For that reason, sexual orientation “doesn’t cross our minds when we see someone on our schedule,” he said. “Even if a transgender couple comes in, it doesn’t matter. It’s just a matter of — what’s your goal to build your family? I always tell people, I’m a bridge. And my job is to get you from one side of the bridge to the other.”
Tecles hopped on that bridge three years ago. After hearing about CT Fertility in his research, he went in for a consultation, and “I really connected with them.” His journey toward parenthood started moving: he chose an egg donor after seeing a profile and connecting with her immediately.
“It’s a little like love at first sight,” he said. Within weeks, he was meeting the donor over lunch, chatting about her current professional goals and her own partner. Then he began selecting a surrogate, a process that can take months. In the midst of it all, he met someone in Montenegro, who signed on to be with him, and to ultimately co-parent.
With help from CT Fertility, Telces interviewed a woman in Florida. Again, it was love at first sight (or, first Skype, in this case): Tecles “could tell she was a super mom” to her own two kids, and ended up chatting with her husband, from Puerto Rico, in Spanish by the end of the call.
It wasn’t long before all of them had made their way to Connecticut, first syncing egg and sperm donation (they must be done within a week of each other) and then transferring two embryos to the surrogate. On the day of the transfer, Tecles recalled standing in a tiny exam room with his heart in his throat, watching the embryos through a monitor. What shocked him most were not his nerves, though — but how natural and welcoming it felt.
“That’s one thing that’s amazing about U.S. surrogacy,” he said. “Everything feels so normal. I’s no big deal.
Tecles went back to Spain, and kept in close contact with the surrogate. About nine days after the transfer, she called to tell him that she had gotten a positive pregnancy test. And then she had taken five more just to make sure. There was another surprise at her seven-week ultrasound, for which Tecles flew back to the U.S.: she was carrying twins.

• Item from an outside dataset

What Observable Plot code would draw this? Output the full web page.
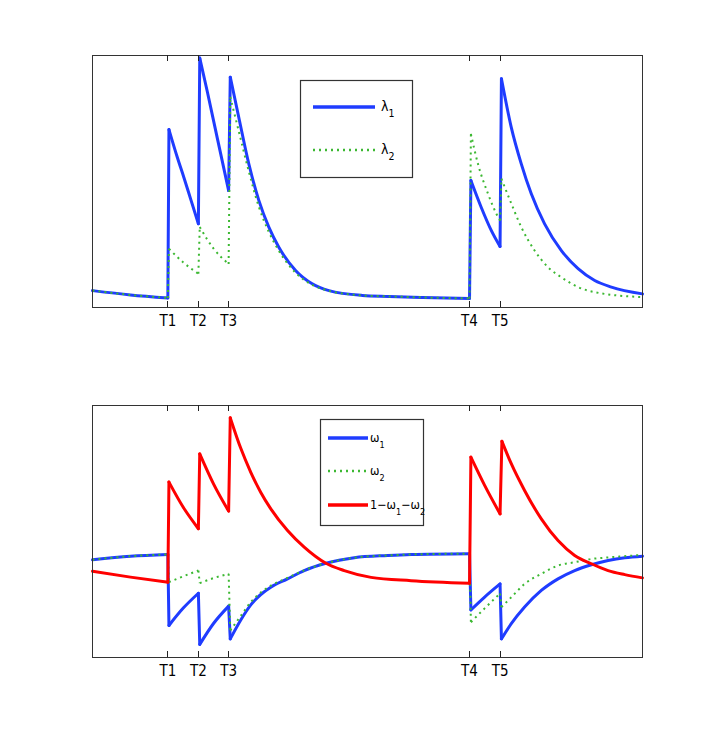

Tecles flew home ready to nest. He downloaded an app on his phone to learn what was happening, week by week, to the twins in utero. He made arrangements to head back to the U.S. with his mom around week 35 of the surrogate’s pregnancy. No sooner had they gotten to the hotel room when the call came that the surrogate was delivering. His children, Joel and Elia, were entering the world, and nothing was ever going to be the same again.
Without CT Fertility, he wouldn’t have them in his life, he said. Which he counts as a sort of waking dream, in which he must pinch himself every so often.
"When your children are born, you are so focused on looking after them, making sure that they have everything, that you don’t ave time to reflect on the fact that you’re a father,” he said.
I had to keep saying it to myself. I couldn’t believe that it was real. … It took me a good few months to actually acknowledge that I was a parent.”
“Even now, 20 months later, I look at them and say: Oh my god. It’s something so amazing you look around you and you still can’t believe it.”